Regulatory compliance risks are intensifying as governments implement battery sustainability requirements. New due diligence laws for conflict minerals and recycling mandates introduce additional supply chain complexity. Leading manufacturers integrate compliance tracking into their risk systems, monitoring regulatory developments across all operational jurisdictions.

Effective risk communication protocols ensure timely response to supply chain threats. Cross-functional teams comprising procurement, operations, and logistics personnel review risk assessments regularly. Clear escalation procedures define thresholds for activating contingency plans based on disruption severity levels.

The battery industry continues refining risk assessment methodologies as supply chains grow more complex. Emerging approaches include network resilience metrics that measure recovery speed from disruptions and ecosystem vulnerability indices that assess interconnected risks across multiple tiers of suppliers. These advanced techniques enable more nuanced risk management decisions.

Implementation of comprehensive risk frameworks requires organizational commitment and resource allocation. Successful programs typically feature dedicated risk management teams, executive-level oversight, and integrated IT systems. The most resilient battery manufacturers treat supply chain risk management as a continuous improvement process rather than a one-time exercise.

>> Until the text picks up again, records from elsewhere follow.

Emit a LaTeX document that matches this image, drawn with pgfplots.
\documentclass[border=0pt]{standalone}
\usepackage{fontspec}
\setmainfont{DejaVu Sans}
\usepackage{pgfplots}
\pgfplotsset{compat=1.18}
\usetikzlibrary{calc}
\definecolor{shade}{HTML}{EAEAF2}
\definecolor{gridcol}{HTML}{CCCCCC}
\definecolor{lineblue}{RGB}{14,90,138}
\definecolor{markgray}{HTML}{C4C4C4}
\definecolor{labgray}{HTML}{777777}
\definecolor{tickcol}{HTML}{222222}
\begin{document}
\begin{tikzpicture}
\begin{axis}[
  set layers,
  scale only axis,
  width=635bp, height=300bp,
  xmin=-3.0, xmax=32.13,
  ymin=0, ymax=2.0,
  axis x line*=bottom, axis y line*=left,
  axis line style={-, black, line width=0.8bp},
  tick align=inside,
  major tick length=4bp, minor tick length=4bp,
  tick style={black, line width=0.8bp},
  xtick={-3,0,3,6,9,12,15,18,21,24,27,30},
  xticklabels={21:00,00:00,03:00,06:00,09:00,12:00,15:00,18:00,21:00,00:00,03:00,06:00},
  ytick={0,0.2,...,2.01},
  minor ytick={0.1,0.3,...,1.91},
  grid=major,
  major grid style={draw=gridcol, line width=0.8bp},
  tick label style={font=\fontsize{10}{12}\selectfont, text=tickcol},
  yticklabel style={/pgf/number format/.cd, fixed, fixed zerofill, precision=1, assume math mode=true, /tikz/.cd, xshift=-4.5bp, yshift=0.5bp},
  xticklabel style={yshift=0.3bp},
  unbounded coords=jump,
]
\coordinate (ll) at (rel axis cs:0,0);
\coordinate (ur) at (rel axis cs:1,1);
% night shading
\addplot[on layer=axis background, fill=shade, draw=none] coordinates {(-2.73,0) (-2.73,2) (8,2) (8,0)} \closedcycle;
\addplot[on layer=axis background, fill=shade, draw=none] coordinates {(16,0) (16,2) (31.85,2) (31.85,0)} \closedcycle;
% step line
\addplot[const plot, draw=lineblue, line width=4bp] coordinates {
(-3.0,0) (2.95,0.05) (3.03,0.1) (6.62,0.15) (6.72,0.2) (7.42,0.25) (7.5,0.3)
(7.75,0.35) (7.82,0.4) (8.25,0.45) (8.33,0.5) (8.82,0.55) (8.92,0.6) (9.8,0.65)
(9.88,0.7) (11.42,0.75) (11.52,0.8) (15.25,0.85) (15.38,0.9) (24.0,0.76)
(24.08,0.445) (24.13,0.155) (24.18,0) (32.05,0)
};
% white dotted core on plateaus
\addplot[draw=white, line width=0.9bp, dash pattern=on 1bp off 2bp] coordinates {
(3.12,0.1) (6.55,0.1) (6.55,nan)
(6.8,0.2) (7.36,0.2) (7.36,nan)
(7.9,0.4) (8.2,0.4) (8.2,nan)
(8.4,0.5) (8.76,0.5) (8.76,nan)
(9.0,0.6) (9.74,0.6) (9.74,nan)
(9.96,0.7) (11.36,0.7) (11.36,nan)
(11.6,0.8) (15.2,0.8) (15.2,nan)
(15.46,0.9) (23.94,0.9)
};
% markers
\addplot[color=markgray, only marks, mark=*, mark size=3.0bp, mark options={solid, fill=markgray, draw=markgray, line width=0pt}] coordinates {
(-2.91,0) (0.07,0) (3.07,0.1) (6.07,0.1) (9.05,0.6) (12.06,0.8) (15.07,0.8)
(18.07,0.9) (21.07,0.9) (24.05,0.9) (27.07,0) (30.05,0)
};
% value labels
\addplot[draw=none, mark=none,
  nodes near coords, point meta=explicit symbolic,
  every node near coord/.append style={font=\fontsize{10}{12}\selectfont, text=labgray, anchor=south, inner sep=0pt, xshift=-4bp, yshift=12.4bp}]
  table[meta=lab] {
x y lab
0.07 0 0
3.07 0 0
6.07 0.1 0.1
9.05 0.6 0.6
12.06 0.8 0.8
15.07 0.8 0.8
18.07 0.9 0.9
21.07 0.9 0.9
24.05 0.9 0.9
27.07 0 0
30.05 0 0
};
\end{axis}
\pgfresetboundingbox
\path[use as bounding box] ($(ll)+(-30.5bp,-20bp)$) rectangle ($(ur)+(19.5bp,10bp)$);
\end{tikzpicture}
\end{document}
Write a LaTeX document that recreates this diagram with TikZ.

As battery demand accelerates across multiple sectors, robust supply chain risk assessment will become increasingly critical for business continuity. Manufacturers that systematically identify vulnerabilities and implement layered mitigation strategies will gain competitive advantage through more reliable operations and greater supply security. The frameworks and approaches discussed provide a roadmap for building resilient battery supply chains capable of withstanding diverse disruptions while meeting growing market demands.